Maybe you already know this and are chomping at the bit to tell me what you know of adaptogenic herbs and the effect of each on particular hormones. If so, I encourage you — strongly — to obey that impulse and share what you know!
In that case, maybe it would help if I posted the ingredients of the adaptogenic herbal supplement I was taking:
- Rhaponticum carthamoides root extract — 100 mg (I have no idea what this is)
- Siberian Rhodiola root extract — 80 mg
- Cordyceps Mushroom fruiting body extract — 60 mg
- Proprietary Extract Blend — 700 mg — which included the following in undisclosed amounts:
- Schisandra berry
- Prickly Ash bark
- Asian Ginseng root
- Licorice root
- Eleuthero root extract
Other ingredients include vegetable glycerin, water, and capsule (vegetable cellulose).
I’m still researching what each of these ingredients can do, and it’s slow-going, because some of the information I’ve found conflicts with what I’ve found on other websites, which doesn’t help.
So, for now, I’m avoiding herbal supplements until I have a better grasp of what they can do to me. I’m still figuring out what nutritional approaches and supplements work best for me.
I am still grateful that my body and mind work as well as they do, and I’m optimistic that I’ll regain the energy and vitality that I’ve lost this week. They’re not lost forever.
Thank you for taking the time to read this, and please share your thoughts below. I look forward to reading them!
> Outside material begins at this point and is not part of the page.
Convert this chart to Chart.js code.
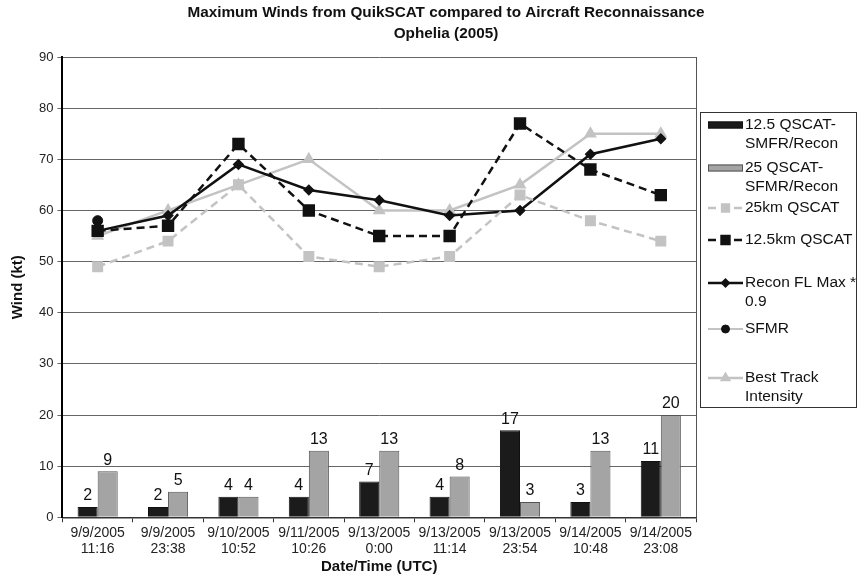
<!DOCTYPE html>
<html>
<head>
<meta charset="utf-8">
<script src="https://cdn.jsdelivr.net/npm/chart.js@4.4.1/dist/chart.umd.min.js"></script>
<style>
  html, body { margin: 0; padding: 0; background: #fff; }
  #wrap { width: 859px; height: 576px; }
</style>
</head>
<body>
<div id="wrap"><canvas id="winds"></canvas></div>
<script>
// categories (date / time of each recon pass)
var times = [
  ["9/9/2005", "11:16"], ["9/9/2005", "23:38"], ["9/10/2005", "10:52"],
  ["9/11/2005", "10:26"], ["9/13/2005", "0:00"], ["9/13/2005", "11:14"],
  ["9/13/2005", "23:54"], ["9/14/2005", "10:48"], ["9/14/2005", "23:08"]
];

var seriesNames = [
  "12.5 QSCAT-SMFR/Recon", "25 QSCAT-SFMR/Recon", "25km QSCAT",
  "12.5km QSCAT", "Recon FL Max * 0.9", "SFMR", "Best Track Intensity"
];

var titleLines = ["Maximum Winds from QuikSCAT compared to Aircraft Reconnaissance", "Ophelia (2005)"];

// differences (bars)
var diff125 = [2, 2, 4, 4, 7, 4, 17, 3, 11];
var diff25 = [9, 5, 4, 13, 13, 8, 3, 13, 20];

// wind speeds (lines)
var qscat25 = [49, 54, 65, 51, 49, 51, 63, 58, 54];
var qscat125 = [56, 57, 73, 60, 55, 55, 77, 68, 63];
var reconFL = [56, 59, 69, 64, 62, 59, 60, 71, 74];
var sfmr = [58, null, null, null, null, null, null, null, null];
var bestTrack = [55, 60, 65, 70, 60, 60, 65, 75, 75];

var yTicks = [0, 10, 20, 30, 40, 50, 60, 70, 80, 90];

var LIGHT = "#c3c3c3";
var FONT = "'Liberation Sans', Arial, sans-serif";

// title centred on the whole picture
var pageTitle = {
  id: "pageTitle",
  afterDraw(chart) {
    const ctx = chart.ctx;
    ctx.save();
    ctx.font = "bold 15.3px " + FONT;
    ctx.fillStyle = "#111";
    ctx.textAlign = "center";
    ctx.textBaseline = "middle";
    ctx.fillText(titleLines[0], 446, 13);
    ctx.fillText(titleLines[1], 446, 34);
    ctx.restore();
  }
};

// numbers above the bars
var barLabels = {
  id: "barLabels",
  afterDatasetsDraw(chart) {
    const ctx = chart.ctx;
    ctx.save();
    ctx.font = "16px " + FONT;
    ctx.fillStyle = "#111";
    ctx.textAlign = "center";
    ctx.textBaseline = "bottom";
    chart.data.datasets.forEach((ds, i) => {
      if (ds.type !== "bar") return;
      chart.getDatasetMeta(i).data.forEach((bar, j) => {
        ctx.fillText(ds.data[j], bar.x, bar.y - 3);
      });
    });
    ctx.restore();
  }
};

// right edge of the plot + boxed legend on the right
var frameAndLegend = {
  id: "frameAndLegend",
  afterDraw(chart) {
    const ctx = chart.ctx;
    const a = chart.chartArea;
    ctx.save();
    ctx.strokeStyle = "#555";
    ctx.lineWidth = 1;
    ctx.beginPath();
    ctx.moveTo(a.right + 0.5, a.top);
    ctx.lineTo(a.right + 0.5, a.bottom);
    ctx.stroke();

    // legend box
    ctx.strokeStyle = "#333";
    ctx.strokeRect(700.5, 112.5, 156, 295);

    const rows = [125, 168, 208, 240, 283, 329, 378];
    ctx.font = "15.5px " + FONT;
    ctx.textBaseline = "middle";
    ctx.textAlign = "left";
    chart.data.datasets.forEach((ds, i) => {
      const y = rows[i];
      const x0 = 708, x1 = 743;
      if (ds.type === "bar") {
        ctx.fillStyle = ds.backgroundColor;
        ctx.fillRect(x0, y - 3.5, x1 - x0, 7);
        ctx.strokeStyle = ds.borderColor;
        ctx.lineWidth = 1;
        ctx.strokeRect(x0 + 0.5, y - 3, x1 - x0 - 1, 6);
      } else {
        ctx.strokeStyle = ds.borderColor;
        ctx.lineWidth = ds.borderWidth;
        ctx.setLineDash(ds.borderDash || []);
        ctx.beginPath();
        ctx.moveTo(x0, y);
        ctx.lineTo(x1, y);
        ctx.stroke();
        ctx.setLineDash([]);
        ctx.fillStyle = ds.pointBackgroundColor;
        ctx.strokeStyle = ds.pointBorderColor;
        Chart.helpers.drawPoint(ctx, {
          pointStyle: ds.pointStyle, radius: ds.pointRadius * 0.8, rotation: 0, borderWidth: 1
        }, (x0 + x1) / 2, y);
      }
      ctx.fillStyle = "#111";
      const lines = wrap(ctx, ds.label, 112);
      lines.forEach((t, k) => ctx.fillText(t, 745, y + k * 19));
    });
    ctx.restore();
  }
};

function wrap(ctx, text, maxW) {
  const tokens = text.match(/[^\s-]+-?/g);
  const out = [];
  let cur = "";
  tokens.forEach(tk => {
    const join = cur === "" ? tk : (cur.endsWith("-") ? cur + tk : cur + " " + tk);
    if (cur !== "" && ctx.measureText(join).width > maxW) {
      out.push(cur);
      cur = tk;
    } else {
      cur = join;
    }
  });
  if (cur) out.push(cur);
  return out;
}

function lineSet(label, data, color, width, dash, style, radius) {
  return {
    type: "line",
    label: label,
    data: data,
    borderColor: color,
    backgroundColor: color,
    pointBackgroundColor: color,
    pointBorderColor: color,
    borderWidth: width,
    borderDash: dash,
    pointStyle: style,
    pointRadius: radius,
    tension: 0,
    spanGaps: false
  };
}

var sfmrSet = lineSet(seriesNames[5], sfmr, "#888", 1, [], "circle", 5);
sfmrSet.pointBackgroundColor = "#111";
sfmrSet.pointBorderColor = "#111";

new Chart("winds", {
  data: {
    labels: times,
    datasets: [
      { type: "bar", label: seriesNames[0], data: diff125, backgroundColor: "#1b1b1b", borderColor: "#111", borderWidth: 1 },
      { type: "bar", label: seriesNames[1], data: diff25, backgroundColor: "#a4a4a4", borderColor: "#555", borderWidth: 1 },
      lineSet(seriesNames[2], qscat25, LIGHT, 2.5, [8, 5], "rect", 6),
      lineSet(seriesNames[3], qscat125, "#111", 2.5, [8, 5], "rect", 7),
      lineSet(seriesNames[4], reconFL, "#111", 2.5, [], "rectRot", 4),
      sfmrSet,
      lineSet(seriesNames[6], bestTrack, LIGHT, 2.5, [], "triangle", 5)
    ]
  },
  options: {
    responsive: true,
    maintainAspectRatio: false,
    animation: false,
    layout: { padding: { left: 5, right: 163, top: 57, bottom: 1 } },
    datasets: { bar: { categoryPercentage: 0.57, barPercentage: 1 } },
    plugins: {
      legend: { display: false },
      tooltip: { enabled: false },
      title: { display: false }
    },
    scales: {
      x: {
        offset: true,
        grid: { drawOnChartArea: false, tickLength: 5, color: "#333" },
        border: { color: "#333", width: 1.5 },
        ticks: { font: { family: FONT, size: 14, lineHeight: 1.15 }, color: "#222", maxRotation: 0, autoSkip: false, padding: 3 },
        title: { display: true, text: "Date/Time (UTC)", font: { family: FONT, size: 15, weight: "bold", lineHeight: 1.1 }, color: "#111", padding: { top: -2, bottom: 0 } }
      },
      y: {
        min: yTicks[0],
        max: yTicks[yTicks.length - 1],
        afterBuildTicks: (axis) => { axis.ticks = yTicks.map(v => ({ value: v })); },
        grid: { color: "#666", tickLength: 5 },
        border: { color: "#000", width: 2 },
        ticks: { font: { family: FONT, size: 13 }, color: "#222", padding: 4 },
        title: { display: true, text: "Wind (kt)", font: { family: FONT, size: 15, weight: "bold" }, color: "#111", padding: { bottom: 8 } }
      }
    }
  },
  plugins: [barLabels, frameAndLegend, pageTitle]
});
</script>
</body>
</html>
*Update: My Adrenal Support pack from Dr. Christianson arrived on Monday, and I’ve been taking it every day since. On Monday, I came home from my first shift back at work having trouble even walking straight.
On Day 5, I’m feeling much better and have managed to still have energy for writing after my shift.
It’s a tiring job, and I joke with my co-workers that it’s my workout for the day. I’m still wondering why the school district decided to cut staff back to 5, when every day all five of us are hoping no one’s sick, because when we’re down to 4 people, …it’s about twice as stressful and exhausting.
Once I’m earning enough with my writing, I’ll probably give the school district a month’s notice — for the sake of the wonderful women I work with. They deserve better than to be left with a staff of four people. A month should be long enough for the school district to find a replacement. Two weeks probably wouldn’t be enough to find someone and train her.
And, yes, I still have qualms about leaving. I don’t like the idea of leaving my co-workers. As stressful as the job can be, it’s important work, and the ladies I work with are amazing.
The job consumes 2.5 hours of prime writing time and quite a bit of energy. I’d rather put that energy into my writing, but I’ll have to put some of it into getting some exercise every day, too, since I won’t have my daily paid workout, anymore.
Still, …I won’t be working out for 2.5 hours. Half an hour, tops. And then writing.
Blissful, solitary writing.
I’m still working out whether I can do both — the lunch lady job and my writing business (at least while the kids are in school) — or not. It’s not a given that I can’t do both, but much will depend on how the next few months go with my writing and with my job.
I wear that label “lunch lady” as a badge of honor. It’s not the most prestigious job, but it’s not a “dead-end job,” either.
Life is full of trade-offs, though, and time will tell whether this becomes one of them.